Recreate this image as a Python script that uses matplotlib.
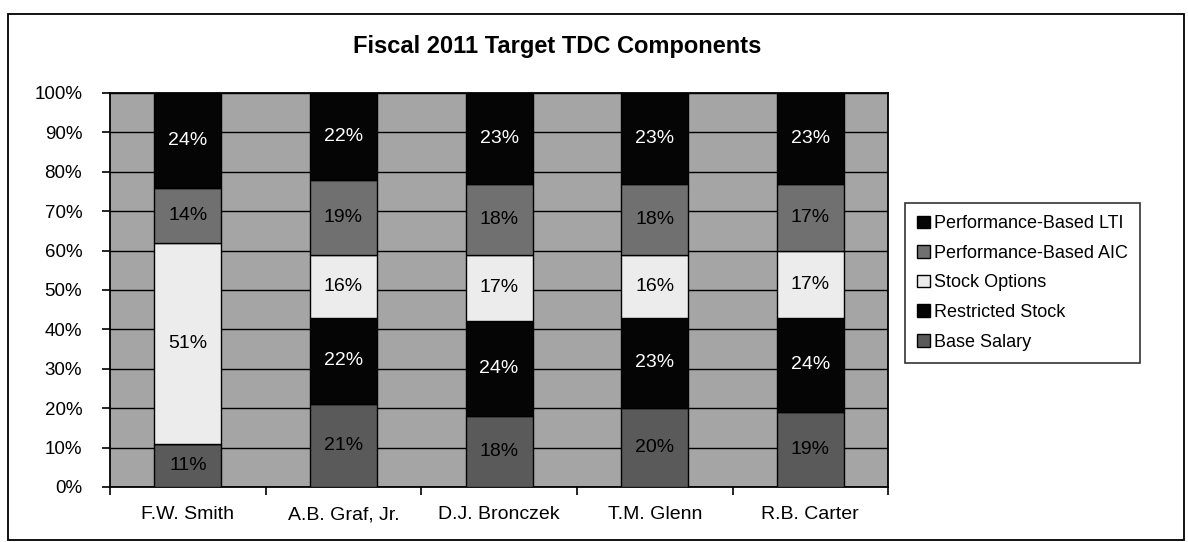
import matplotlib.pyplot as plt
import matplotlib.patches as mpatches
import numpy as np

names = ['F.W. Smith', 'A.B. Graf, Jr.', 'D.J. Bronczek', 'T.M. Glenn', 'R.B. Carter']

# stacked from the bottom up, percent of target TDC
base_salary = [11, 21, 18, 20, 19]
restricted_stock = [0, 22, 24, 23, 24]
stock_options = [51, 16, 17, 16, 17]
perf_aic = [14, 19, 18, 18, 17]
perf_lti = [24, 22, 23, 23, 23]

series = [
    ('Base Salary', base_salary, '#5a5a5a', 'black'),
    ('Restricted Stock', restricted_stock, '#050505', 'white'),
    ('Stock Options', stock_options, '#ececec', 'black'),
    ('Performance-Based AIC', perf_aic, '#707070', 'black'),
    ('Performance-Based LTI', perf_lti, '#050505', 'white'),
]

fig = plt.figure(figsize=(11.88, 5.42), dpi=100)
ax = fig.add_axes([0.0926, 0.1015, 0.655, 0.727])

# outer chart border
fig.patches.append(mpatches.Rectangle((0.007, 0.004), 0.99, 0.97, transform=fig.transFigure,
                                      fill=False, edgecolor='black', linewidth=1.3))

ax.set_facecolor('#a5a5a5')
x = np.arange(len(names))
bottom = np.zeros(len(names))
handles = []
for label, vals, color, tcolor in series:
    vals = np.array(vals, dtype=float)
    bars = ax.bar(x, vals, 0.43, bottom=bottom, color=color, edgecolor='black',
                  linewidth=1.0, zorder=3)
    for xi, v, b in zip(x, vals, bottom):
        if v > 0:
            ax.text(xi, b + v / 2, f'{int(v)}%', ha='center', va='center',
                    fontsize=14, color=tcolor, family='Liberation Sans', zorder=4)
    bottom += vals
    handles.append(mpatches.Patch(facecolor=color, edgecolor='black', label=label))

ax.set_xlim(-0.5, len(names) - 0.5)
ax.set_ylim(0, 100)
ax.set_yticks(range(0, 101, 10))
ax.set_yticklabels([f'{v}%' for v in range(0, 101, 10)], fontsize=13.5, family='Liberation Sans')
ax.set_xticks(x)
ax.set_xticklabels(names, fontsize=14, family='Liberation Sans')
ax.set_xticks(np.arange(-0.5, len(names)), minor=True)
ax.tick_params(axis='x', which='major', length=0, pad=14)
ax.tick_params(axis='x', which='minor', length=6, width=1.2, direction='out')
ax.tick_params(axis='y', length=6, width=1.2, pad=14)
ax.grid(axis='y', color='black', linewidth=1.0, zorder=1)
ax.set_axisbelow(True)
for side in ['left', 'bottom', 'top', 'right']:
    ax.spines[side].set_linewidth(1.3)

fig.text(0.469, 0.915, 'Fiscal 2011 Target TDC Components', ha='center', va='center',
         fontsize=17, fontweight='bold', family='Liberation Sans')

leg = fig.legend(handles=handles[::-1], loc='upper left', bbox_to_anchor=(0.754, 0.643),
                 frameon=True, fancybox=False, edgecolor='black',
                 prop={'family': 'Liberation Sans', 'size': 13},
                 handlelength=0.7, handleheight=0.7, handletextpad=0.2, labelspacing=0.7,
                 borderpad=0.7)
leg.get_frame().set_linewidth(1.2)

fig.savefig('out.png', dpi=100)
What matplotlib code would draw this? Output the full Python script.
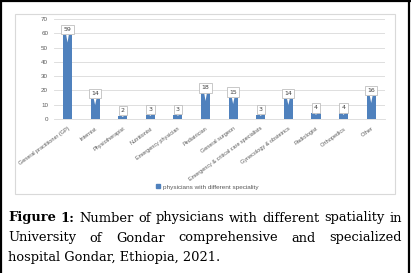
import matplotlib.pyplot as plt
from matplotlib.patches import Rectangle
from matplotlib.lines import Line2D

# data
specialties = ["General practitioner (GP)", "Internist", "Physiotherapist", "Nutritionist",
               "Emergency physician", "Pediatrician", "General surgeon",
               "Emergency & critical care specialists", "Gynecology & obstetrics",
               "Radiologist", "Orthopedics", "Other"]
counts = [59, 14, 2, 3, 3, 18, 15, 3, 14, 4, 4, 16]
series_name = "physicians with different speciality"

caption_bold = "Figure 1:"
caption_lines = ["Number of physicians with different spatiality in",
                 "University of Gondar comprehensive and specialized",
                 "hospital Gondar, Ethiopia, 2021."]

bar_color = "#4F81BD"
grey_txt = "#595959"
small_font = ["Liberation Sans Narrow", "Liberation Sans", "DejaVu Sans"]

fig = plt.figure(figsize=(4.11, 2.73), dpi=100)

# outer frame (left, top, right)
for xs, ys in [([0.002, 0.002], [0, 1]), ([0, 1], [0.997, 0.997]), ([0.995, 0.995], [0, 1])]:
    fig.add_artist(Line2D(xs, ys, color="black", lw=1.6, transform=fig.transFigure))

# chart area border
fig.add_artist(Rectangle((15 / 411, 79 / 273), 380 / 411, 180 / 273, fill=False,
                         ec="#D9D9D9", lw=0.8, transform=fig.transFigure))

ax = fig.add_axes([53.7 / 411, 154 / 273, 331.3 / 411, 100 / 273])
x = list(range(len(counts)))
ax.bar(x, counts, width=0.33, color=bar_color, zorder=2)
ax.set_ylim(0, 70)
ax.set_xlim(-0.5, len(counts) - 0.5)
ax.set_yticks(range(0, 71, 10))
ax.grid(axis="y", color="#D9D9D9", lw=0.6, zorder=0)
for s in ax.spines.values():
    s.set_visible(False)
ax.spines["bottom"].set_visible(True)
ax.spines["bottom"].set_color("#D9D9D9")
ax.spines["bottom"].set_linewidth(0.6)
ax.tick_params(length=0, labelsize=4.5, labelcolor=grey_txt, pad=4)
ax.tick_params(axis="x", pad=5)
ax.set_xticks(x)
ax.set_xticklabels(specialties, rotation=36, ha="right", rotation_mode="anchor",
                   family=small_font, fontsize=4.0)
for lab in ax.get_yticklabels():
    lab.set_family(small_font)

for i, v in zip(x, counts):
    d = min(5.5, v * 0.3)
    ax.annotate(str(v), xy=(i, v - d), xytext=(i, v + 3.8), textcoords="data",
                ha="center", va="center", fontsize=4.5, color="#404040", zorder=4,
                bbox=dict(boxstyle="square,pad=0.35", fc="white", ec="#BFBFBF", lw=0.6),
                arrowprops=dict(arrowstyle="wedge,tail_width=0.45", fc="white", ec="none",
                                shrinkA=0, shrinkB=0))

ax.legend([Rectangle((0, 0), 1, 1, color=bar_color)], [series_name], loc="center",
          bbox_to_anchor=(0.505, 86 / 273), bbox_transform=fig.transFigure, frameon=False,
          prop={"family": small_font, "size": 4.6}, labelcolor=grey_txt,
          handlelength=0.6, handleheight=0.6, handletextpad=0.5)

# caption, justified lines
renderer = fig.canvas.get_renderer()
fs = 9.4
left, right = 8 / 411, 402 / 411
ys = [1 - 218 / 273, 1 - 238 / 273, 1 - 257 / 273]


def width_of(t):
    bb = t.get_window_extent(renderer)
    return bb.width / fig.bbox.width


def justify(words, y, bold_first=False):
    arts = []
    for k, w in enumerate(words):
        wt = "bold" if (bold_first and k < 2) else "normal"
        arts.append(fig.text(0, y, w, fontsize=fs, family="DejaVu Serif", weight=wt,
                             va="center", ha="left"))
    widths = [width_of(a) for a in arts]
    gap = (right - left - sum(widths)) / (len(words) - 1)
    pos = left
    for a, w in zip(arts, widths):
        a.set_x(pos)
        pos += w + gap


justify(caption_bold.split() + caption_lines[0].split(), ys[0], bold_first=True)
justify(caption_lines[1].split(), ys[1])
fig.text(left, ys[2], caption_lines[2], fontsize=fs, family="DejaVu Serif",
         va="center", ha="left")

fig.savefig("out.png", dpi=100)
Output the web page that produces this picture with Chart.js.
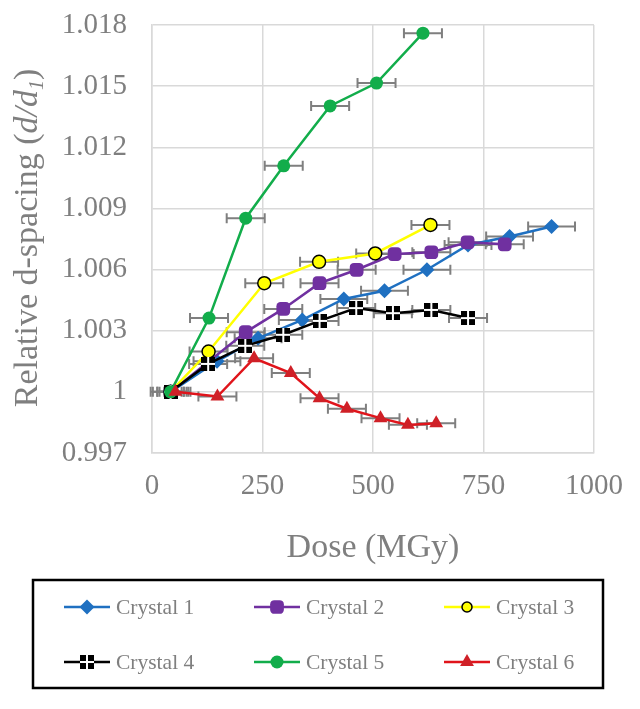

....................

** THE REQUEST **
Return the records exactly. Don't carry the pictures over.

** RESULT OF THE EXERCISE **
Recreate this image as a Python script that uses matplotlib.
import matplotlib.pyplot as plt
import matplotlib.patches as mpatches
import numpy as np

names = ['F.W. Smith', 'A.B. Graf, Jr.', 'D.J. Bronczek', 'T.M. Glenn', 'R.B. Carter']

# stacked from the bottom up, percent of target TDC
base_salary = [11, 21, 18, 20, 19]
restricted_stock = [0, 22, 24, 23, 24]
stock_options = [51, 16, 17, 16, 17]
perf_aic = [14, 19, 18, 18, 17]
perf_lti = [24, 22, 23, 23, 23]

series = [
    ('Base Salary', base_salary, '#5a5a5a', 'black'),
    ('Restricted Stock', restricted_stock, '#050505', 'white'),
    ('Stock Options', stock_options, '#ececec', 'black'),
    ('Performance-Based AIC', perf_aic, '#707070', 'black'),
    ('Performance-Based LTI', perf_lti, '#050505', 'white'),
]

fig = plt.figure(figsize=(11.88, 5.42), dpi=100)
ax = fig.add_axes([0.0926, 0.1015, 0.655, 0.727])

# outer chart border
fig.patches.append(mpatches.Rectangle((0.007, 0.004), 0.99, 0.97, transform=fig.transFigure,
                                      fill=False, edgecolor='black', linewidth=1.3))

ax.set_facecolor('#a5a5a5')
x = np.arange(len(names))
bottom = np.zeros(len(names))
handles = []
for label, vals, color, tcolor in series:
    vals = np.array(vals, dtype=float)
    bars = ax.bar(x, vals, 0.43, bottom=bottom, color=color, edgecolor='black',
                  linewidth=1.0, zorder=3)
    for xi, v, b in zip(x, vals, bottom):
        if v > 0:
            ax.text(xi, b + v / 2, f'{int(v)}%', ha='center', va='center',
                    fontsize=14, color=tcolor, family='Liberation Sans', zorder=4)
    bottom += vals
    handles.append(mpatches.Patch(facecolor=color, edgecolor='black', label=label))

ax.set_xlim(-0.5, len(names) - 0.5)
ax.set_ylim(0, 100)
ax.set_yticks(range(0, 101, 10))
ax.set_yticklabels([f'{v}%' for v in range(0, 101, 10)], fontsize=13.5, family='Liberation Sans')
ax.set_xticks(x)
ax.set_xticklabels(names, fontsize=14, family='Liberation Sans')
ax.set_xticks(np.arange(-0.5, len(names)), minor=True)
ax.tick_params(axis='x', which='major', length=0, pad=14)
ax.tick_params(axis='x', which='minor', length=6, width=1.2, direction='out')
ax.tick_params(axis='y', length=6, width=1.2, pad=14)
ax.grid(axis='y', color='black', linewidth=1.0, zorder=1)
ax.set_axisbelow(True)
for side in ['left', 'bottom', 'top', 'right']:
    ax.spines[side].set_linewidth(1.3)

fig.text(0.469, 0.915, 'Fiscal 2011 Target TDC Components', ha='center', va='center',
         fontsize=17, fontweight='bold', family='Liberation Sans')

leg = fig.legend(handles=handles[::-1], loc='upper left', bbox_to_anchor=(0.754, 0.643),
                 frameon=True, fancybox=False, edgecolor='black',
                 prop={'family': 'Liberation Sans', 'size': 13},
                 handlelength=0.7, handleheight=0.7, handletextpad=0.2, labelspacing=0.7,
                 borderpad=0.7)
leg.get_frame().set_linewidth(1.2)

fig.savefig('out.png', dpi=100)
What matplotlib code would draw this? Output the full Python script.
import matplotlib.pyplot as plt
from matplotlib.patches import Rectangle
from matplotlib.lines import Line2D

# data
specialties = ["General practitioner (GP)", "Internist", "Physiotherapist", "Nutritionist",
               "Emergency physician", "Pediatrician", "General surgeon",
               "Emergency & critical care specialists", "Gynecology & obstetrics",
               "Radiologist", "Orthopedics", "Other"]
counts = [59, 14, 2, 3, 3, 18, 15, 3, 14, 4, 4, 16]
series_name = "physicians with different speciality"

caption_bold = "Figure 1:"
caption_lines = ["Number of physicians with different spatiality in",
                 "University of Gondar comprehensive and specialized",
                 "hospital Gondar, Ethiopia, 2021."]

bar_color = "#4F81BD"
grey_txt = "#595959"
small_font = ["Liberation Sans Narrow", "Liberation Sans", "DejaVu Sans"]

fig = plt.figure(figsize=(4.11, 2.73), dpi=100)

# outer frame (left, top, right)
for xs, ys in [([0.002, 0.002], [0, 1]), ([0, 1], [0.997, 0.997]), ([0.995, 0.995], [0, 1])]:
    fig.add_artist(Line2D(xs, ys, color="black", lw=1.6, transform=fig.transFigure))

# chart area border
fig.add_artist(Rectangle((15 / 411, 79 / 273), 380 / 411, 180 / 273, fill=False,
                         ec="#D9D9D9", lw=0.8, transform=fig.transFigure))

ax = fig.add_axes([53.7 / 411, 154 / 273, 331.3 / 411, 100 / 273])
x = list(range(len(counts)))
ax.bar(x, counts, width=0.33, color=bar_color, zorder=2)
ax.set_ylim(0, 70)
ax.set_xlim(-0.5, len(counts) - 0.5)
ax.set_yticks(range(0, 71, 10))
ax.grid(axis="y", color="#D9D9D9", lw=0.6, zorder=0)
for s in ax.spines.values():
    s.set_visible(False)
ax.spines["bottom"].set_visible(True)
ax.spines["bottom"].set_color("#D9D9D9")
ax.spines["bottom"].set_linewidth(0.6)
ax.tick_params(length=0, labelsize=4.5, labelcolor=grey_txt, pad=4)
ax.tick_params(axis="x", pad=5)
ax.set_xticks(x)
ax.set_xticklabels(specialties, rotation=36, ha="right", rotation_mode="anchor",
                   family=small_font, fontsize=4.0)
for lab in ax.get_yticklabels():
    lab.set_family(small_font)

for i, v in zip(x, counts):
    d = min(5.5, v * 0.3)
    ax.annotate(str(v), xy=(i, v - d), xytext=(i, v + 3.8), textcoords="data",
                ha="center", va="center", fontsize=4.5, color="#404040", zorder=4,
                bbox=dict(boxstyle="square,pad=0.35", fc="white", ec="#BFBFBF", lw=0.6),
                arrowprops=dict(arrowstyle="wedge,tail_width=0.45", fc="white", ec="none",
                                shrinkA=0, shrinkB=0))

ax.legend([Rectangle((0, 0), 1, 1, color=bar_color)], [series_name], loc="center",
          bbox_to_anchor=(0.505, 86 / 273), bbox_transform=fig.transFigure, frameon=False,
          prop={"family": small_font, "size": 4.6}, labelcolor=grey_txt,
          handlelength=0.6, handleheight=0.6, handletextpad=0.5)

# caption, justified lines
renderer = fig.canvas.get_renderer()
fs = 9.4
left, right = 8 / 411, 402 / 411
ys = [1 - 218 / 273, 1 - 238 / 273, 1 - 257 / 273]


def width_of(t):
    bb = t.get_window_extent(renderer)
    return bb.width / fig.bbox.width


def justify(words, y, bold_first=False):
    arts = []
    for k, w in enumerate(words):
        wt = "bold" if (bold_first and k < 2) else "normal"
        arts.append(fig.text(0, y, w, fontsize=fs, family="DejaVu Serif", weight=wt,
                             va="center", ha="left"))
    widths = [width_of(a) for a in arts]
    gap = (right - left - sum(widths)) / (len(words) - 1)
    pos = left
    for a, w in zip(arts, widths):
        a.set_x(pos)
        pos += w + gap


justify(caption_bold.split() + caption_lines[0].split(), ys[0], bold_first=True)
justify(caption_lines[1].split(), ys[1])
fig.text(left, ys[2], caption_lines[2], fontsize=fs, family="DejaVu Serif",
         va="center", ha="left")

fig.savefig("out.png", dpi=100)
Output the web page that produces this picture with Chart.js.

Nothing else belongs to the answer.